Hier, mercredi, en fin d’après-midi, cérémonie de « panthéonisation » de Missak et Mélinée Manouchian, quatre-vingts ans après les exécutions par fusillade au Mont-Valérien des 22 hommes du groupe FTP-MOI.
Pourquoi maintenant ?
Le « I » de MOI est l’initiale d’ immigrée (main d’œuvre immigrée).
Le gouvernement d’E. Macron a récemment fait voter une loi sur l’immigration dont M. Le Pen a dit qu’elle témoignait d’une victoire idéologique du RN (droit du sol, préférence nationale), et son président, J. Bardella, a annoncé la tenue à Marseille d’assises sur l’immigration, début mars. Les sondages donnent une large avance à la liste du RN (près de 10 points) sur celle de la liste Renaissance du président de la République pour les prochaines élections européennes de juin. La gauche est en miettes
J’ai regardé la cérémonie à la télévision.

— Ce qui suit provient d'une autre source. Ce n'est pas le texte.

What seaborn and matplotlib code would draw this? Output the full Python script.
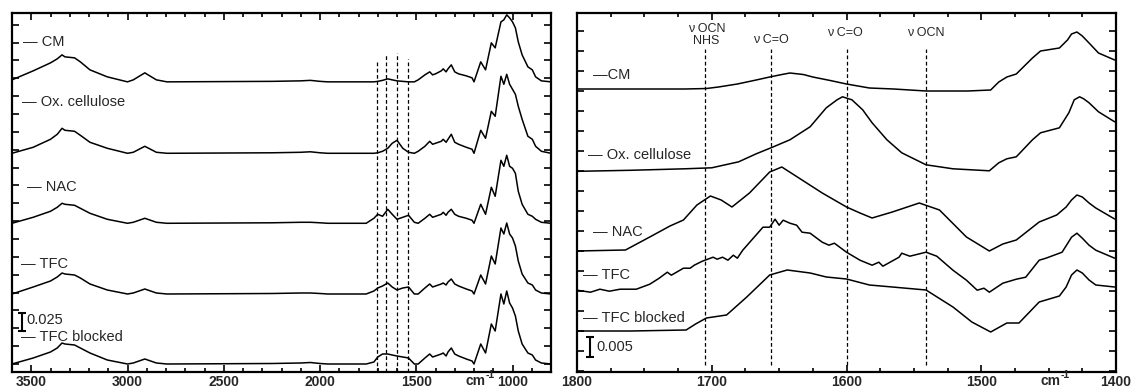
import matplotlib
matplotlib.use('Agg')
import matplotlib.pyplot as plt
from matplotlib.ticker import MultipleLocator, NullFormatter
import numpy as np
import seaborn as sns

# -------------------------------
# DATA (absorbance in mAbs, before vertical offset)
# -------------------------------
labels = ["CM", "Ox. cellulose", "NAC", "TFC", "TFC blocked"]
marker_lines = [1705, 1656, 1600, 1541]

# left panel: full range
wn_full = [3600, 3490, 3400, 3365, 3340, 3325, 3275, 3245, 3195, 3105,
           3000, 2970, 2910, 2850, 2795, 2250, 2100, 2050, 2000, 1960,
           1760, 1720, 1700, 1675, 1648, 1625, 1600, 1570, 1540, 1510,
           1490, 1455, 1430, 1415, 1400, 1370, 1360, 1345, 1335, 1318,
           1300, 1280, 1240, 1210, 1200, 1165, 1140, 1110, 1090, 1060,
           1045, 1030, 1015, 1000, 985, 970, 950, 920, 897, 880,
           850, 800]
full_cm = [2.8, 15.4, 26.6, 32.2, 37.8, 35.0, 33.6, 28.0, 16.8, 7.0,
           0, 2.8, 12.6, 2.8, 0, 0.7, 1.4, 2.1, 0.7, 0,
           0, 0, 0.7, 2.1, 4.2, 2.8, 1.4, 0.7, 0, 0,
           2.8, 9.8, 14.0, 9.8, 11.2, 15.4, 18.2, 14.0, 18.2, 23.8,
           14.0, 11.2, 8.4, 5.6, 0, 28.0, 16.8, 54.6, 47.6, 84.0,
           86.8, 93.8, 89.6, 84.0, 75.6, 56.0, 37.8, 21.0, 16.8, 7.0,
           1.4, 0]
full_ox = [0, 8.4, 19.6, 26.6, 35.0, 32.2, 30.8, 25.2, 15.4, 7.0,
           0, 1.4, 9.8, 1.4, 0, 0.7, 1.4, 2.1, 0.7, 0,
           0, 0, 0.7, 2.8, 7.0, 14.0, 18.2, 7.0, 1.4, 0,
           2.8, 9.8, 16.8, 12.6, 14.0, 16.8, 19.6, 15.4, 19.6, 26.6,
           15.4, 12.6, 8.4, 5.6, 0, 32.2, 21.0, 58.8, 51.8, 107.8,
           96.6, 110.6, 96.6, 89.6, 82.6, 65.8, 47.6, 23.8, 19.6, 9.8,
           2.8, 0]
full_nac = [0, 8.4, 16.8, 22.4, 28.0, 26.6, 25.2, 21.0, 14.0, 5.6,
            0, 1.4, 7.0, 1.4, 0, 0.7, 1.4, 1.4, 0.7, 0,
            0, 7.0, 12.6, 9.8, 19.6, 12.6, 5.6, 8.4, 11.2, 1.4,
            0, 7.0, 12.6, 8.4, 9.8, 12.6, 15.4, 11.2, 15.4, 19.6,
            12.6, 9.8, 7.0, 4.2, 0, 26.6, 12.6, 50.4, 37.8, 88.2,
            79.8, 95.2, 79.8, 77.0, 70.0, 44.8, 26.6, 12.6, 9.8, 5.6,
            1.4, 0]
full_tfc = [0, 9.8, 18.2, 23.8, 29.4, 28.0, 26.6, 22.4, 14.0, 5.6,
            0, 1.4, 7.0, 1.4, 0, 0.7, 1.4, 1.4, 0.7, 0,
            0, 4.2, 8.4, 11.2, 15.4, 9.8, 5.6, 8.4, 9.8, 0,
            0, 8.4, 14.0, 9.8, 11.2, 14.0, 15.4, 12.6, 16.8, 21.0,
            14.0, 11.2, 7.0, 4.2, 0, 26.6, 14.0, 53.2, 42.0, 92.4,
            84.0, 99.4, 84.0, 78.4, 67.2, 46.2, 28.0, 15.4, 12.6, 5.6,
            1.4, 0]
full_blk = [0, 8.4, 16.8, 22.4, 29.4, 28.0, 26.6, 22.4, 15.4, 5.6,
            0, 1.4, 7.0, 1.4, 0, 0.7, 1.4, 2.1, 0.7, 0,
            0, 2.8, 9.8, 14.0, 14.0, 12.6, 11.2, 9.8, 8.4, 0,
            0, 8.4, 14.0, 9.8, 11.2, 14.0, 15.4, 11.2, 16.8, 22.4,
            14.0, 11.2, 7.0, 4.2, 0, 28.0, 15.4, 56.0, 46.2, 98.0,
            84.0, 102.2, 85.4, 78.4, 67.2, 46.2, 28.0, 15.4, 12.6, 5.6,
            1.4, 0]
full_offsets = [395, 295, 197, 98, 0]

# right panel: 1800-1400 zoom
wn_cm = [1800, 1760, 1720, 1704, 1695, 1681, 1667, 1657, 1648, 1642,
         1632, 1625, 1612, 1600, 1583, 1565, 1541, 1510, 1493, 1487,
         1481, 1474, 1462, 1456, 1442, 1436, 1433, 1429, 1425, 1420,
         1413, 1401]
zoom_cm = [0, 0, 0, 0.12, 0.5, 1.25, 2.25, 3.0, 3.62, 4.0,
           3.62, 3.0, 2.12, 1.25, 0.25, 0, -0.5, -0.5, -0.25, 1.75,
           3.0, 3.75, 7.75, 9.5, 10.25, 12.25, 13.75, 14.25, 13.25, 11.5,
           9.0, 7.25]
wn_ox = [1800, 1760, 1720, 1700, 1680, 1667, 1656, 1642, 1627, 1615,
         1607, 1603, 1596, 1588, 1581, 1570, 1559, 1541, 1521, 1494,
         1487, 1481, 1474, 1462, 1456, 1442, 1435, 1431, 1427, 1424,
         1420, 1413, 1401]
zoom_ox = [0.12, 0.38, 0.75, 1.0, 2.5, 4.5, 6.0, 8.0, 11.25, 16.0,
           18.0, 18.75, 18.0, 15.5, 12.25, 8.0, 4.75, 1.75, 0.75, 0.25,
           2.25, 3.25, 3.75, 8.0, 9.75, 11.0, 14.75, 18.0, 18.75, 18.25,
           17.25, 15.0, 12.5]
wn_nac = [1800, 1764, 1746, 1731, 1721, 1711, 1701, 1693, 1685, 1672,
          1657, 1648, 1633, 1618, 1600, 1590, 1581, 1566, 1546, 1531,
          1511, 1494, 1484, 1474, 1457, 1444, 1437, 1433, 1429, 1425,
          1420, 1415, 1401]
zoom_nac = [0, 0.25, 3.5, 6.25, 7.75, 11.5, 13.75, 12.75, 11.0, 14.5,
            19.75, 21.0, 17.75, 14.5, 11.0, 9.5, 8.25, 9.75, 12.0, 10.25,
            3.5, 0, 1.75, 2.75, 7.25, 9.0, 11.0, 12.75, 14.0, 13.5,
            12.0, 10.75, 8.0]
wn_tfc = [1800, 1790, 1783, 1776, 1768, 1756, 1746, 1739, 1733, 1730,
          1721, 1716, 1713, 1707, 1699, 1696, 1692, 1688, 1684, 1681,
          1677, 1662, 1657, 1653, 1650, 1647, 1642, 1637, 1633, 1627,
          1618, 1613, 1609, 1600, 1590, 1581, 1576, 1573, 1561, 1559,
          1553, 1541, 1533, 1521, 1511, 1503, 1498, 1494, 1484, 1474,
          1467, 1457, 1452, 1440, 1433, 1429, 1425, 1420, 1415, 1401]
zoom_tfc = [0, -0.5, 0.25, -0.25, 0.25, 0.25, 1.5, 3.0, 4.5, 3.75,
            5.5, 5.5, 6.25, 7.25, 8.25, 7.75, 8.25, 7.5, 8.75, 8.0,
            10.0, 15.75, 15.75, 17.75, 16.25, 17.5, 16.75, 16.25, 14.5, 14.25,
            12.0, 11.25, 11.75, 9.5, 7.5, 6.25, 7.0, 6.0, 8.25, 9.25,
            8.5, 9.5, 8.5, 5.0, 2.5, 0, 0.5, -0.5, 1.75, 2.75,
            3.25, 7.5, 8.0, 9.5, 13.25, 14.25, 13.0, 11.25, 10.0, 8.0]
wn_blk = [1800, 1760, 1719, 1712, 1704, 1689, 1674, 1657, 1644, 1627,
          1615, 1600, 1583, 1566, 1541, 1521, 1507, 1493, 1481, 1472,
          1457, 1442, 1437, 1433, 1429, 1425, 1420, 1415, 1401]
zoom_blk = [0, 0, 0.25, 1.75, 3.25, 4.0, 8.5, 14.0, 15.25, 14.5,
            13.5, 13.0, 11.5, 11.0, 10.25, 6.0, 2.25, -0.25, 2.0, 2.0,
            7.25, 8.75, 11.0, 14.0, 15.25, 14.5, 12.75, 11.5, 11.0]
zoom_offsets = [60.5, 39.8, 20.0, 10.2, 0]

annotations = [("\u03bd OCN\nNHS", 1704), ("\u03bd C=O", 1656),
               ("\u03bd C=O", 1601), ("\u03bd OCN", 1541)]

sns.set_theme(style="ticks")
plt.rcParams['font.family'] = ['Liberation Sans', 'DejaVu Sans']

fig = plt.figure(figsize=(11.33, 3.91), dpi=100)
ax1 = fig.add_axes([12 / 1133, 19 / 391, 539 / 1133, 359 / 391])
ax2 = fig.add_axes([577 / 1133, 19 / 391, 539 / 1133, 359 / 391])


def style_axis(ax, major, minor, ymajor):
    ax.xaxis.set_major_locator(MultipleLocator(major))
    ax.xaxis.set_minor_locator(MultipleLocator(minor))
    ax.yaxis.set_major_locator(MultipleLocator(ymajor))
    ax.yaxis.set_major_formatter(NullFormatter())
    ax.tick_params(which='both', direction='in', top=True, right=True,
                   color='black', width=1.2)
    ax.tick_params(which='major', length=5, pad=2)
    ax.tick_params(which='minor', length=3)
    ax.tick_params(axis='x', labelsize=10)
    for lab in ax.get_xticklabels():
        lab.set_fontweight('bold')
    for sp in ax.spines.values():
        sp.set_linewidth(1.6)
        sp.set_color('black')
    ax.set_xlabel("")
    ax.set_ylabel("")


def unit_label(ax, wn):
    # "cm-1" sits in the tick label row, between two tick labels
    ax.text(wn, -0.0365, "cm", fontsize=10, fontweight='bold', ha='right',
            va='baseline', transform=ax.get_xaxis_transform())
    ax.text(wn, -0.018, "-1", fontsize=7.5, fontweight='bold', ha='left',
            va='baseline', transform=ax.get_xaxis_transform())


# -------------------------------
# LEFT PANEL
# -------------------------------
full_series = [full_cm, full_ox, full_nac, full_tfc, full_blk]
for vals, off in zip(full_series, full_offsets):
    sns.lineplot(x=wn_full, y=np.array(vals) + off, ax=ax1, color='black',
                 lw=1.1, sort=False, estimator=None)
ax1.set_xlim(3600, 800)
ax1.set_ylim(-11.2, 491.4)
for wn, top in zip(marker_lines, [425, 433, 435, 427]):
    ax1.plot([wn, wn], [-11.2, top], color='black', lw=0.9, ls=(0, (3, 2)))

left_lab_pos = [(3543, 451), (3548, 367), (3522, 248), (3553, 140), (3553, 38)]
for lab, (x, y) in zip(labels, left_lab_pos):
    ax1.text(x, y, "\u2014 " + lab, fontsize=10.5, va='center', ha='left')
ax1.errorbar([3548], [59.0], yerr=[12.5], color='black', lw=1.5, capsize=3,
             capthick=1.5)
ax1.text(3524, 61.5, "0.025", fontsize=10.5, va='center', ha='left')
style_axis(ax1, 500, 100, 25)
unit_label(ax1, 1140)

# -------------------------------
# RIGHT PANEL
# -------------------------------
zoom_series = [(wn_cm, zoom_cm), (wn_ox, zoom_ox), (wn_nac, zoom_nac),
               (wn_tfc, zoom_tfc), (wn_blk, zoom_blk)]
for (wn, vals), off in zip(zoom_series, zoom_offsets):
    sns.lineplot(x=wn, y=np.array(vals) + off, ax=ax2, color='black',
                 lw=1.1, sort=False, estimator=None)
ax2.set_xlim(1800, 1400)
ax2.set_ylim(-10.25, 79.5)
for wn in marker_lines:
    ax2.plot([wn, wn], [-8.5, 70.5], color='black', lw=0.9, ls=(0, (3, 2)))
for txt, wn in annotations:
    y = 74.0 if "NHS" in txt else (72.7 if wn == 1656 else 74.4)
    ax2.text(wn, y, txt, fontsize=9, ha='center', va='center', linespacing=1.0)

right_lab_pos = [(1788, 64), (1792, 44), (1788, 24.75), (1795.5, 14), (1795.5, 3.25)]
for lab, (x, y) in zip(labels, right_lab_pos):
    sep = "\u2014" if lab == "CM" else "\u2014 "
    ax2.text(x, y, sep + lab, fontsize=10.5, va='center', ha='left')
ax2.errorbar([1790.4], [-4.0], yerr=[2.5], color='black', lw=1.5, capsize=3,
             capthick=1.5)
ax2.text(1785.5, -3.9, "0.005", fontsize=10.5, va='center', ha='left')
style_axis(ax2, 100, 25, 5)
unit_label(ax2, 1441)

plt.savefig("out.png", dpi=100)
plt.close()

Les deux cercueils étaient portés par des soldats de la légion étrangère à la démarche lente et sûre. Une « force tranquille » montant la rue Soufflot, sous une pluie battante. Au bout, le Panthéon, temple laïc néo-classique, illuminé de bleu-blanc-rouge.
Les moments où l’émotion fut la plus forte : la lecture des poèmes écrits par Manouchian, celle, par Patrick Bruel, de sa lettre à sa femme la veille de son exécution, l’interprétation par le groupe Feu ! Chatterton de L’affiche rouge (poème d’Aragon, mis en musique par L. Ferré) – le chanteur Arthur Teboul fut bouleversant – enfin l’interprétation par la violoncelliste Astrig Siranossian, du Grounk l’oiseau d’Arménie, quand les deux cercueils, portés par des membres de la Garde républicaine, franchirent les portes.
Pour finir, le discours d’E. Macron. En harmonie avec l’ensemble du décorum. Un lyrisme disons maîtrisé avec une recherche d’effets émotionnels par des procédés de style bien connus : notamment l’anaphore : « est-ce ainsi que les hommes vivent ? » (Aragon) devenant à la fin « est-ce ainsi que les hommes meurent ? ».
Pour moi, quelque chose de bancal, d’inadéquat quand je pense à ce qu’aurait pu être une cérémonie « autre ».
Les cercueils portés et les poèmes lus par des gens, sans uniforme, comme ceux du groupe, des immigrés.
Un discours qui construise la problématique de l’immigration – elle rejoint celle du « commun » qui sous-tendait l’engagement de Missak Manouchian – en mettant en parallèle celui des années 40 et celui d’aujourd’hui.
Rien, dans le discours présidentiel, pas un mot sur ce problème majeur qui n’en est donc pas un.
Des porteurs immigrés et la sollicitation de la pensée collective auraient sans doute évité un impensable : la présence de M. Le Pen qui, à elle seule, suffit à révéler que les propos universalistes du discours présidentiel ne sont qu’une littérature d’artefacts, l’exact inverse de celle de Missak Manouchian.